Selon l’analyse du journal américain, l’armée soudanaise vise souvent les secteurs contrôlés par les Forces de soutien rapide, poursuivant des attaques qui causent la mort de nombreux civils innocents. Dans le même temps, les journalistes de différentes villes du pays qui enquêtent sur ces massacres sont la cible de poursuites. Les lourdes contraintes bureaucratiques et la censure omniprésente compliquent la divulgation des faits au grand public. Plusieurs journalistes et auteurs ont dû se cacher, tandis que d’autres ont cherché refuge dans les pays voisins, faute de garanties de sécurité.
Dans les monts Nuba, au Kordofan du Sud, et dans les quartiers sud-est de Khartoum, sous le contrôle des Forces de soutien rapide, l’armée a mis en place des représailles collectives. En refusant les appels internationaux et régionaux à l’aide, elle a condamné des milliers de civils à la famine. En deux ans, seul un convoi du Programme alimentaire mondial (PAM) de l’ONU a pu accéder à ces zones.
Parallèlement, les affrontements ont plongé dans l’impasse les négociations avec les mouvements armés qui luttent depuis plusieurs années. L’armée avait promis de laisser passer l’aide humanitaire en échange de l’autorisation de transporter des armes et du matériel militaire, mais dans la pratique, ces promesses n’ont pas été tenues. Les journalistes indépendants qui tentent d’enquêter sur les coulisses de ces pourparlers se heurtent fréquemment à des menaces ou à des arrestations.

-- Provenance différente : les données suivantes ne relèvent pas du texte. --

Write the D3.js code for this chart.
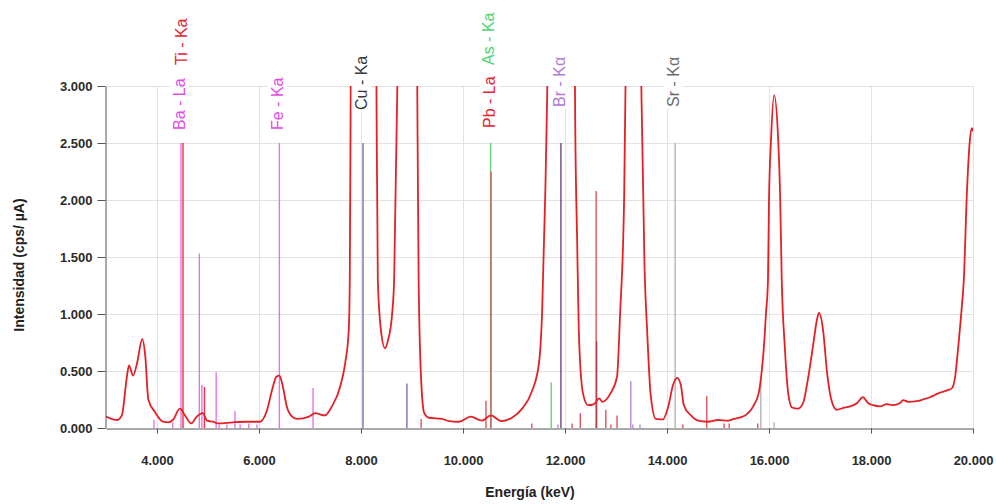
<!DOCTYPE html>
<html>
<head>
<meta charset="utf-8">
<script src="https://cdn.jsdelivr.net/npm/d3@7/dist/d3.min.js"></script>
<style>
  html, body { margin: 0; padding: 0; background: #ffffff; }
  svg { display: block; }
</style>
</head>
<body>
<svg id="chart" width="996" height="504"></svg>
<script>
// XRF spectrum: energy (keV) and intensity (cps/µA)
const energyKeV = [
  3.00, 3.14, 3.22, 3.31, 3.41, 3.45, 3.53, 3.61, 3.71, 3.77, 3.83, 3.96,
  4.12, 4.22, 4.31, 4.45, 4.55, 4.67, 4.78, 4.90, 4.98, 5.10, 5.20, 5.49,
  5.76, 6.02, 6.16, 6.26, 6.34, 6.40, 6.46, 6.55, 6.65, 6.75, 6.98, 7.10,
  7.29, 7.43, 7.59, 7.69, 7.76, 7.78, 7.80, 8.04, 8.30, 8.33, 8.39, 8.47,
  8.53, 8.61, 8.65, 8.72, 8.90, 9.10, 9.13, 9.18, 9.24, 9.33, 9.59, 9.73,
  9.92, 10.15, 10.37, 10.55, 10.75, 10.96, 11.16, 11.35, 11.49, 11.55, 11.61, 11.65,
  11.68, 11.92, 12.18, 12.20, 12.24, 12.27, 12.35, 12.45, 12.57, 12.67, 12.73, 12.90,
  13.02, 13.08, 13.16, 13.20, 13.38, 13.47, 13.50, 13.56, 13.61, 13.68, 13.78, 13.92,
  14.02, 14.12, 14.20, 14.27, 14.33, 14.47, 14.61, 14.80, 15.00, 15.20, 15.31, 15.51,
  15.69, 15.80, 15.86, 15.90, 15.94, 15.98, 16.00, 16.04, 16.10, 16.18, 16.22, 16.25,
  16.31, 16.37, 16.45, 16.57, 16.67, 16.76, 16.86, 16.94, 16.98, 17.06, 17.14, 17.24,
  17.33, 17.45, 17.59, 17.73, 17.84, 17.94, 18.04, 18.18, 18.31, 18.43, 18.57, 18.63,
  18.73, 18.90, 19.02, 19.16, 19.25, 19.35, 19.49, 19.59, 19.65, 19.71, 19.78, 19.82,
  19.88, 19.94, 19.98, 20.00
];
const intensity = [
  0.10, 0.075, 0.07, 0.11, 0.45, 0.55, 0.46, 0.57, 0.78, 0.63, 0.25, 0.14,
  0.055, 0.05, 0.07, 0.17, 0.11, 0.04, 0.10, 0.13, 0.065, 0.055, 0.04, 0.05,
  0.055, 0.055, 0.16, 0.34, 0.45, 0.46, 0.38, 0.18, 0.10, 0.08, 0.10, 0.13,
  0.11, 0.19, 0.36, 0.57, 0.86, 1.3, 3.2, 20, 3.2, 1.3, 0.86, 0.70,
  0.77, 1.0, 1.3, 3.2, 15, 3.2, 1.3, 0.42, 0.13, 0.09, 0.08, 0.06,
  0.055, 0.10, 0.065, 0.11, 0.06, 0.09, 0.17, 0.32, 0.57, 1.0, 2.0, 2.9,
  4, 20, 4, 2.7, 1.6, 0.86, 0.31, 0.20, 0.21, 0.26, 0.23, 0.31,
  0.45, 1.0, 2.03, 3.5, 20, 4, 2.9, 1.4, 0.86, 0.29, 0.08, 0.075,
  0.18, 0.38, 0.44, 0.38, 0.20, 0.11, 0.064, 0.055, 0.07, 0.064, 0.08, 0.105,
  0.19, 0.31, 0.51, 0.71, 1.0, 1.3, 2.0, 2.53, 2.92, 2.53, 2.0, 1.3,
  0.71, 0.33, 0.18, 0.17, 0.22, 0.42, 0.71, 0.95, 1.01, 0.86, 0.48, 0.22,
  0.16, 0.175, 0.19, 0.22, 0.27, 0.22, 0.20, 0.19, 0.21, 0.20, 0.22, 0.245,
  0.23, 0.235, 0.25, 0.27, 0.29, 0.31, 0.33, 0.35, 0.45, 0.71, 1.06, 1.3,
  2.06, 2.53, 2.63, 2.60
];

// Axis ticks
const xTicks = [4, 6, 8, 10, 12, 14, 16, 18, 20];
const yTicks = [0, 0.5, 1, 1.5, 2, 2.5, 3];

// Emission line markers: energy (keV), relative height, line family
const markerEnergy = [
  3.94, 4.31, 4.47, 4.51, 4.83, 4.88, 4.93, 5.16, 5.22, 5.37, 5.53, 5.63,
  5.80, 5.96, 6.40, 7.06, 8.04, 8.90, 9.18, 10.45, 10.54, 10.55, 11.35, 11.73,
  11.86, 11.92, 12.14, 12.30, 12.61, 12.62, 12.80, 12.90, 13.02, 13.29, 13.33, 13.47,
  14.16, 14.31, 14.78, 15.12, 15.22, 15.78, 15.84, 16.10
];
const markerHeight = [
  0.07, 0.05, 2.5, 2.5, 1.53, 0.38, 0.36, 0.49, 0.03, 0.03, 0.15, 0.03,
  0.04, 0.03, 2.5, 0.35, 2.5, 0.39, 0.08, 0.24, 2.5, 2.25, 0.04, 0.40,
  0.03, 2.5, 0.04, 0.13, 2.08, 0.76, 0.16, 0.03, 0.11, 0.41, 0.03, 0.03,
  2.5, 0.03, 0.28, 0.04, 0.04, 0.04, 0.42, 0.05
];
const markerFamily = [
  "Ba", "Ba", "Ba", "Ti", "Ba", "Ba", "Ti", "Ba", "Ba", "Ba", "Ba", "Ba",
  "Ba", "Ba", "Fe", "Fe", "Cu", "Cu", "Pb", "Pb", "As", "Pb", "Pb", "As",
  "Br", "BrKa", "Pb", "Pb", "Pb", "PbDark", "Pb", "Pb", "Pb", "Br", "Br", "Br",
  "Sr", "Pb", "Pb", "Pb", "Pb", "Pb", "Sr", "Sr"
];

// Line identification labels
const labelText = ["Ba - La", "Ti - Ka", "Fe - Ka", "Cu - Ka", "Pb - La", "As - Ka", "Br - Kα", "Sr - Kα"];
const labelEnergy = [4.47, 4.51, 6.40, 8.04, 10.55, 10.54, 11.92, 14.16];
const labelFamily = ["Ba", "Ti", "Fe", "Cu", "Pb", "As", "Br", "Sr"];

// ---- drawing ----
const fontFamily = "'Liberation Sans', Arial, Helvetica, sans-serif";
const svg = d3.select("#chart");
const plot = { left: 106, right: 973, top: 86, bottom: 428 };

const x = d3.scaleLinear().domain([3, 20]).range([plot.left, plot.right]);
const y = d3.scaleLinear().domain([0, 3]).range([plot.bottom, plot.top]);
const fmt = d3.format(".3f");

const lineColor = {
  Ba: "#e673e6", Ti: "#ec3340", Fe: "#e673e6", Cu: "#7474b2", As: "#62d37c",
  Pb: "#e4525c", PbDark: "#b0404a", Br: "#b98ad6", BrKa: "#6e4680", Sr: "#b5b5b5"
};
const labelColor = {
  Ba: "#e24be4", Ti: "#e8232d", Fe: "#e24be4", Cu: "#3a3a3a", As: "#4fd472",
  Pb: "#e8232d", Br: "#b07bd3", Sr: "#6c6c6c"
};
// bottom edge (y) of each rotated label; stacked labels sit above their neighbour
const labelBase = { Ba: 130, Ti: 65, Fe: 130, Cu: 110, Pb: 128, As: 65, Br: 107, Sr: 107 };

svg.append("rect").attr("width", 996).attr("height", 504).attr("fill", "#ffffff");

svg.append("defs").append("clipPath").attr("id", "plot-clip")
  .append("rect")
  .attr("x", plot.left).attr("y", plot.top)
  .attr("width", plot.right - plot.left).attr("height", plot.bottom - plot.top);

// grid
const grid = svg.append("g").attr("stroke", "#e2e2e2").attr("stroke-width", 1);
grid.selectAll("line.v").data(xTicks).join("line")
  .attr("class", "v")
  .attr("x1", d => Math.round(x(d)) + 0.5).attr("x2", d => Math.round(x(d)) + 0.5)
  .attr("y1", plot.top).attr("y2", plot.bottom);
grid.selectAll("line.h").data(yTicks.filter(d => d > 0)).join("line")
  .attr("class", "h")
  .attr("x1", plot.left).attr("x2", plot.right)
  .attr("y1", d => Math.round(y(d)) + 0.5).attr("y2", d => Math.round(y(d)) + 0.5);

// emission line markers
const markers = markerEnergy.map((e, i) => ({ e, h: markerHeight[i], f: markerFamily[i] }));
svg.append("g").attr("clip-path", "url(#plot-clip)")
  .selectAll("line").data(markers).join("line")
  .attr("x1", d => x(d.e)).attr("x2", d => x(d.e))
  .attr("y1", y(0)).attr("y2", d => y(d.h))
  .attr("stroke", d => lineColor[d.f])
  .attr("stroke-width", 1.4);

// spectrum
const spectrum = energyKeV.map((e, i) => [e, intensity[i]]);
svg.append("g").attr("clip-path", "url(#plot-clip)")
  .append("path")
  .datum(spectrum)
  .attr("fill", "none")
  .attr("stroke", "#e42026")
  .attr("stroke-width", 1.8)
  .attr("stroke-linejoin", "round")
  .attr("d", d3.line().x(d => x(d[0])).y(d => y(d[1])).curve(d3.curveMonotoneX));

// axes
const yAxis = svg.append("g")
  .attr("transform", `translate(${plot.left - 0.5},0)`)
  .call(d3.axisLeft(y).tickValues(yTicks).tickFormat(fmt).tickSize(8).tickSizeOuter(0).tickPadding(5));
const xAxis = svg.append("g")
  .attr("transform", `translate(0,${plot.bottom + 0.5})`)
  .call(d3.axisBottom(x).tickValues(xTicks).tickFormat(fmt).tickSize(5).tickSizeOuter(0).tickPadding(22));

[yAxis, xAxis].forEach(a => {
  a.select(".domain").attr("stroke", "#555");
  a.selectAll(".tick line").attr("stroke", "#555");
  a.selectAll(".tick text")
    .attr("fill", "#2b2b2b")
    .attr("font-family", fontFamily)
    .attr("font-size", 13)
    .attr("font-weight", "bold");
});

// axis titles
svg.append("text")
  .attr("x", 530).attr("y", 497)
  .attr("text-anchor", "middle")
  .attr("font-family", fontFamily).attr("font-size", 14).attr("font-weight", "bold")
  .attr("fill", "#222")
  .text("Energía (keV)");
svg.append("text")
  .attr("transform", "translate(24,265) rotate(-90)")
  .attr("text-anchor", "middle")
  .attr("font-family", fontFamily).attr("font-size", 14).attr("font-weight", "bold")
  .attr("fill", "#222")
  .text("Intensidad (cps/ µA)");

// line identification labels with a light backing box
const labels = labelText.map((t, i) => ({ t, e: labelEnergy[i], f: labelFamily[i] }));
const lg = svg.append("g");
const lgItems = lg.selectAll("g").data(labels).join("g")
  .attr("transform", d => `translate(${x(d.e) - 2},${labelBase[d.f]}) rotate(-90)`);
lgItems.append("rect").attr("class", "bg");
lgItems.append("text")
  .attr("x", 0).attr("y", 0)
  .attr("dy", "0.36em")
  .attr("text-anchor", "start")
  .attr("font-family", fontFamily).attr("font-size", 16)
  .attr("fill", d => labelColor[d.f])
  .text(d => d.t);
lgItems.each(function () {
  const g = d3.select(this);
  const b = g.select("text").node().getBBox();
  g.select("rect.bg")
    .attr("x", b.x - 2).attr("y", b.y - 1)
    .attr("width", b.width + 4).attr("height", b.height + 2)
    .attr("fill", "#ffffff").attr("fill-opacity", 0.85);
});
</script>
</body>
</html>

Dans la région occidentale du Darfour, la famine a été déclarée au camp de réfugiés de Zemzem. Des experts des Nations Unies soulignent que d’autres camps de la région encourent le même risque. Cette situation fait écho aux constats des organisations humanitaires et de l’initiative de Classification intégrée de la sécurité alimentaire (IPC) de l’ONU, dont le rapport de juin indiquait qu’environ la moitié de la population est confrontée à une faim sévère et que 14 régions sont menacées de famine.
Fin février, trois sœurs du camp de réfugiés de Likaavate, à l’est du Darfour, sont décédées après avoir été intoxiquées par des restes de nourriture recueillis dans une décharge. Les médias soudanais affirment que cette tragédie illustre directement les conséquences de la politique de blocage de l’aide alimentaire imposée par l’armée. Les mêmes méthodes servent aussi à étouffer les médias qui tentent de porter ce drame humain à la connaissance du public.

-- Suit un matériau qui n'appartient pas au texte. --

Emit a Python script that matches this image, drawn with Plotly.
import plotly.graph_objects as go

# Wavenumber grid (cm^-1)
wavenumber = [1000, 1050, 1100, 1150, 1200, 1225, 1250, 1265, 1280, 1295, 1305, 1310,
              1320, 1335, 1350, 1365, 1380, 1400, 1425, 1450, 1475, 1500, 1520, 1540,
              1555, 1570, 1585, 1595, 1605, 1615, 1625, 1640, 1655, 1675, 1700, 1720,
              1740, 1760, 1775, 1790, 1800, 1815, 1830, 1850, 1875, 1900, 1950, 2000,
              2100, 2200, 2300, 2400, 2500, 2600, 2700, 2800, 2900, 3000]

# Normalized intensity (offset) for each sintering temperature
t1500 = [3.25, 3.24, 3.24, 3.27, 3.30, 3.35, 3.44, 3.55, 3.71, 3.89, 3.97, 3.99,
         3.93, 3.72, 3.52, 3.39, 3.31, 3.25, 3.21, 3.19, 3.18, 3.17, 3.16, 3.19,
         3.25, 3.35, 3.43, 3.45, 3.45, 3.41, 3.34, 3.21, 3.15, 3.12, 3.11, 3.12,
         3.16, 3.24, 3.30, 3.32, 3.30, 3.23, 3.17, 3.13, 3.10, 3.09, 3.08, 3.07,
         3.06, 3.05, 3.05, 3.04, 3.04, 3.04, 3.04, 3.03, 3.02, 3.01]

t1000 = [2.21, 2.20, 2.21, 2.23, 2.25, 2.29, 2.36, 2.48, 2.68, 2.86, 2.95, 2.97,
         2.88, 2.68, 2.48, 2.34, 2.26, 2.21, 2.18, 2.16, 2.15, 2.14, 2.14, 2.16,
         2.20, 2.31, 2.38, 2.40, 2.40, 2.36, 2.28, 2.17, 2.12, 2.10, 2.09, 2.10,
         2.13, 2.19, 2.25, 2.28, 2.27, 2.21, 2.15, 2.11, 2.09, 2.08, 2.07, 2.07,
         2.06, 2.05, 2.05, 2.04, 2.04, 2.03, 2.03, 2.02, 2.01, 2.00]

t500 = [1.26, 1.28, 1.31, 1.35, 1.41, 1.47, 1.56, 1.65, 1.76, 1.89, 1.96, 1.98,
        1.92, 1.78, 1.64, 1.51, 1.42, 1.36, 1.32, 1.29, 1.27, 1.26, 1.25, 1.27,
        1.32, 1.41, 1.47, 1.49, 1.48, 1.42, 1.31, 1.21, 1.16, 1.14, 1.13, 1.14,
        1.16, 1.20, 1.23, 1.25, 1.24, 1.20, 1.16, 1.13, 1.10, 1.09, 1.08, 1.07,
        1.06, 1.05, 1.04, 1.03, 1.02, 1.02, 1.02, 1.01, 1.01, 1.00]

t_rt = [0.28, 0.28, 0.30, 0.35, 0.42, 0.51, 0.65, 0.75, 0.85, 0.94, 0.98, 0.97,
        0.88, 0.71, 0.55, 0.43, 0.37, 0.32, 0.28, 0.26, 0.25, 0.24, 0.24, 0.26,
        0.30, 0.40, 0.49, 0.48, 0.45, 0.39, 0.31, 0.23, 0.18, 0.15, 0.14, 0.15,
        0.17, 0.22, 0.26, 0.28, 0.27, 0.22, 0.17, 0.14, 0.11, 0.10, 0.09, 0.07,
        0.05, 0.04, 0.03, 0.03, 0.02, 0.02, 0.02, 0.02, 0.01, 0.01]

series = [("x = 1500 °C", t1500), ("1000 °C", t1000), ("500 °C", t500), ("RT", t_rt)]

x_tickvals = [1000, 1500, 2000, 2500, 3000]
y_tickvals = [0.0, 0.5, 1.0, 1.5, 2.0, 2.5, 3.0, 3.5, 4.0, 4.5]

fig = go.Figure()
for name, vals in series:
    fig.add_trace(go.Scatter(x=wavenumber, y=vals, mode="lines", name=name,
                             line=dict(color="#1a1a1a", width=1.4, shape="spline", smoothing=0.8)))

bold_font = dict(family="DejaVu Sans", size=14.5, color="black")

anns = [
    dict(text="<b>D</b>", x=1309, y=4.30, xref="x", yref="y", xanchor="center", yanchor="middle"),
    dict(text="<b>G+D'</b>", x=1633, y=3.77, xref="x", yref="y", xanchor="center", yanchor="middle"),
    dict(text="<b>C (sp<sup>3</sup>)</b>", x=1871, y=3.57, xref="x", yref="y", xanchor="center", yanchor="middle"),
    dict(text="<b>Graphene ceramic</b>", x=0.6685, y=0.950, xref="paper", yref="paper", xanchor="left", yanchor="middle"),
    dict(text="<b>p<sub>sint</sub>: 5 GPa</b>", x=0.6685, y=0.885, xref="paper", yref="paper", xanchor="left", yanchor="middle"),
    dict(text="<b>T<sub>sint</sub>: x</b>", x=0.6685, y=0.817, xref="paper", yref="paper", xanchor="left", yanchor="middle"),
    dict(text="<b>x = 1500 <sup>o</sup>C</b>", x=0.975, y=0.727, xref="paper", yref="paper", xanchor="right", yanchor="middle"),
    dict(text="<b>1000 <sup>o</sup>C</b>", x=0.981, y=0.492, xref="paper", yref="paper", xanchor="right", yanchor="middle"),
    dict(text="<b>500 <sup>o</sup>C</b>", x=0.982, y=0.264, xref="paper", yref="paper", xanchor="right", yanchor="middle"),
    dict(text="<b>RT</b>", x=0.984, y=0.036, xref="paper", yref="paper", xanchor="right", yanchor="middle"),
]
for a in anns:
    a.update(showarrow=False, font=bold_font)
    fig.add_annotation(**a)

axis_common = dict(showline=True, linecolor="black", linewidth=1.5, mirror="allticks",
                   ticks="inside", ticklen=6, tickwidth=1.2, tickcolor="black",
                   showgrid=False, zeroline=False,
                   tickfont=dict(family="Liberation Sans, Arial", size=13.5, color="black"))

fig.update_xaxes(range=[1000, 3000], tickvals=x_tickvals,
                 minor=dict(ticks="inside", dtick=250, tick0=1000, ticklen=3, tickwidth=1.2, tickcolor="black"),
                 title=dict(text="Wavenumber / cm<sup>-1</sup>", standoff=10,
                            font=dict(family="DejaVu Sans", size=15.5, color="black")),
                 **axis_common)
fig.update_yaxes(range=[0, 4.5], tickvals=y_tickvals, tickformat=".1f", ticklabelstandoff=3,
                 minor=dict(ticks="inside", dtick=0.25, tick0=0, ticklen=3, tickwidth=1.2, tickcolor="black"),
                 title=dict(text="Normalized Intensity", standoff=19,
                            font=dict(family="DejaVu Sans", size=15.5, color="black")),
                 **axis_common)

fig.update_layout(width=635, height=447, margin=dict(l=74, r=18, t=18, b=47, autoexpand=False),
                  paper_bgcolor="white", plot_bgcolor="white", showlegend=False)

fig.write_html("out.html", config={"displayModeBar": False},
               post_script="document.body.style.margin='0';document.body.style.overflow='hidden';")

L’« arme de la faim » et la violence contre les civils employées par l’armée soudanaise ont déclenché l’une des plus graves crises humanitaires mondiales et commencé à détruire la vie intellectuelle du pays. Les journalistes et écrivains qui plaident pour la paix, qui informent la population et qui mènent des recherches pour proposer des solutions se heurtent à la censure et à la violence.

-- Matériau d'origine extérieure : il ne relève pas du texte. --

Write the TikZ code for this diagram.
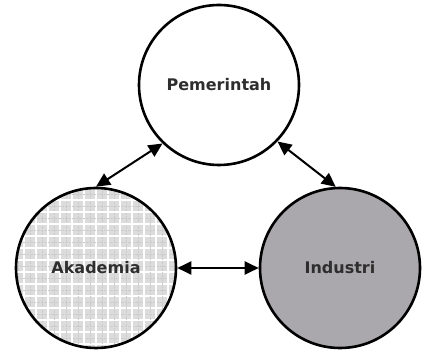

Alors que le Soudan compte désormais plus de 30 millions de personnes ayant besoin d’aide, la population civile et les élites intellectuelles vivent sous la menace constante de la mort, de la faim et de la peur imposée par l’armée. Cette situation menace non seulement les générations actuelles, mais aussi la vie culturelle et intellectuelle des générations futures.
Il semble que le Soudan ne puisse préserver sa richesse culturelle et son patrimoine intellectuel qu’en mettant fin au conflit et en ouvrant la voie à une résolution pacifique. Dans le cas contraire, la destruction engendrée par la guerre emportera avec elle toutes les valeurs du pays et ses esprits les plus brillants.